Risk profile and barriers: High technical barriers include materials stability in harsh electrochemical environments, catalyst integration, and scaleable manufacturing routes. Infrastructure and supply‑chain buildout (electrolyzer deployment, hydrogen transport and storage) are prerequisites for meaningful market realization. Competition from established global players (e.g., Siemens, Air Liquide) and specialist materials suppliers increases market entry risk. Capital requirements for scaling pilot results to industrial modules are substantial; estimated pilot‑to‑production CAPEX for electrolyzer stacks and associated systems: 200-600 million CNY per pilot production line.
- Key uncertainties: technology maturation timeline, OEM adoption cadence, regulatory and subsidy environment.
- Success factors: strategic partnerships with automotive OEMs and cell manufacturers, IP protection for anode and electrolyte chemistries, scalable pilot demonstrations meeting automotive safety standards.
- Near‑term activities: complete UESTC anode program (2025-2027), scale pilot lines, secure offtake or co‑development agreements with 1-3 major OEMs by 2027.
Strategic implications for Dowstone: Prioritization of R&D capital, staged scale investments, and selective co‑development with Tier‑1 customers are required to convert Question Mark opportunities into Stars. Failure to achieve demonstrable pilot yields, cycle life targets, or to secure OEM validation could relegate these assets to low‑growth Dogs with negative margin contributions over a multi‑year horizon.
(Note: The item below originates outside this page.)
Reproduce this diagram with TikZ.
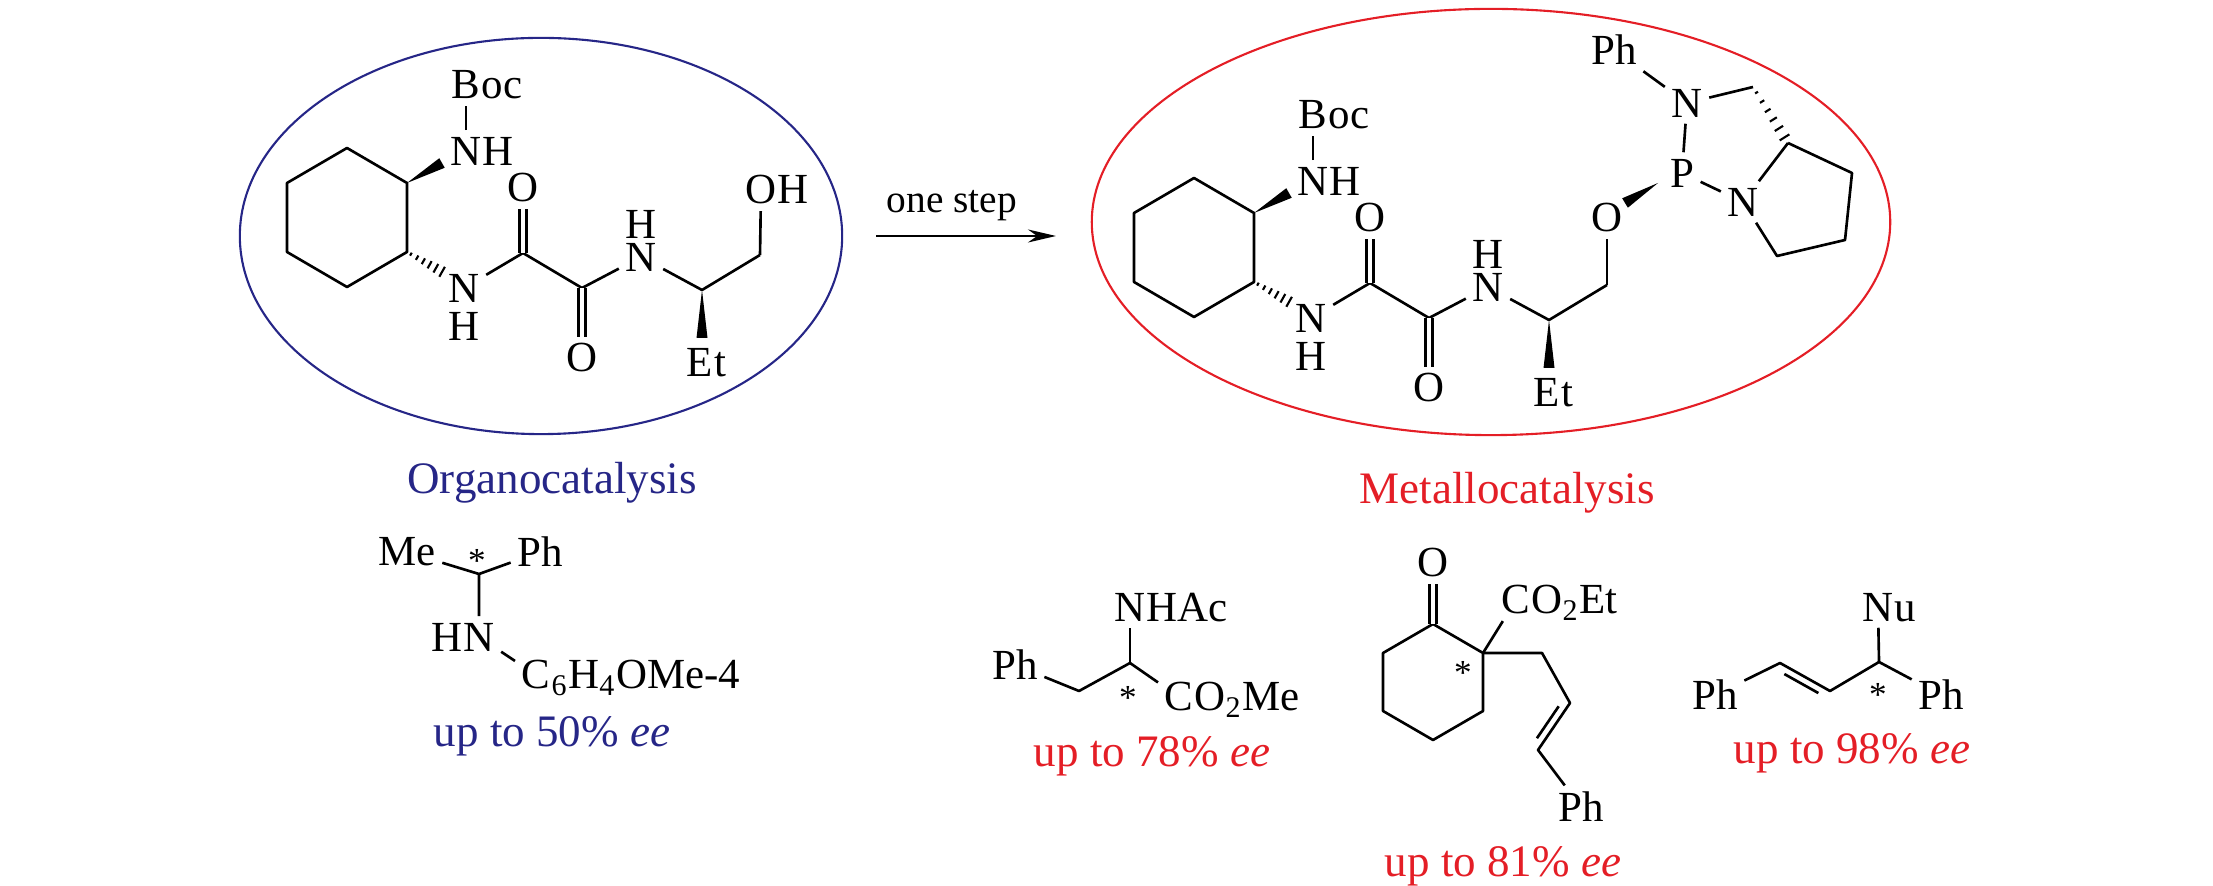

Guangdong Dowstone Technology Co., Ltd. (300409.SZ) - BCG Matrix Analysis: Dogs
Question Marks - Dogs: Low-end traditional ceramic glazes constitute a deteriorating business line for Dowstone. Market growth in the commodity construction-ceramics sub-segment has fallen below 3% p.a. in many regions, with average annual growth commonly estimated at 1-3%. Dowstone's relative market share in these commodity-grade glazes is under pressure from numerous small, low-cost producers; internal estimates place Dowstone's share in this sub-segment in the mid-single digits (approximately 6-12%), trending down year-over-year. Gross margins for these products have compressed to roughly 5-9% as energy and raw-material inflation (+15-25% over recent 24 months in industry benchmarks) squeezes profitability. Operating cash flow from legacy glazes is often neutral-to-negative after maintenance capex, with free cash flow typically reinvested merely to sustain capacity rather than to expand or innovate.
| Metric | Low-end Ceramic Glazes |
|---|---|
| Estimated annual market growth | 1-3% |
| Dowstone estimated market share | 6-12% |
| Typical gross margin (industry-range) | 5-9% |
| Energy/raw-material cost change (recent 24 months) | +15-25% |
| Operating cash flow contribution | Low / often neutral after maintenance capex |
| Strategic action | Divest / de-emphasize / redeploy capital to higher-value segments |
Question Marks - Dogs: Legacy third-party graphitization processing services show clear signs of stagnation and strategic misfit with Dowstone's target growth platforms. Demand for outsourced graphitization has slowed materially as major battery OEMs have vertically integrated; outsourced market growth has fallen from the 79.2% historical CAGR observed in early EV expansion years to low or negative growth in recent periods. The segment is energy‑intensive and increasingly burdened by environmental compliance costs, leading to returns on invested capital in the low single digits (ROI commonly reported as 1-4%). Capacity utilization has been volatile - reported utilization ranges from 40% to 70% across facilities - producing inconsistent EBITDA contribution and limited synergy with the silicon‑carbon anode roadmap.
| Metric | Graphitization Processing (3rd-party) |
|---|---|
| Historical early-EV CAGR (reference) | 79.2% |
| Recent market growth rate | ≈0% to -5% (outsourced demand) |
| Estimated ROI | 1-4% |
| Capacity utilization range | 40-70% |
| Energy intensity | High (major operating cost) |
| Regulatory / compliance impact | Material increase in capex / operating costs |
| Strategic action | Phase out / repurpose lines toward integrated material production |
- Financial implications: declining margins and low ROI reduce segment-level EBITDA contribution; expect shrinking operating cash flow and rising maintenance reinvestment needs.
- Operational implications: fluctuating capacity utilization increases unit costs and complicates fixed-cost absorption; environmental compliance forces additional CAPEX and OPEX.
- Strategic implications: poor fit with high-value silicon-carbon anode strategy; limited scalability and failing to capture high-growth battery-material demand drivers.
- Recommended portfolio actions under review: divestiture or exit of low-margin glaze lines, mothballing or sale of legacy graphitization assets, and reallocation of capital to technical ceramics and integrated anode production.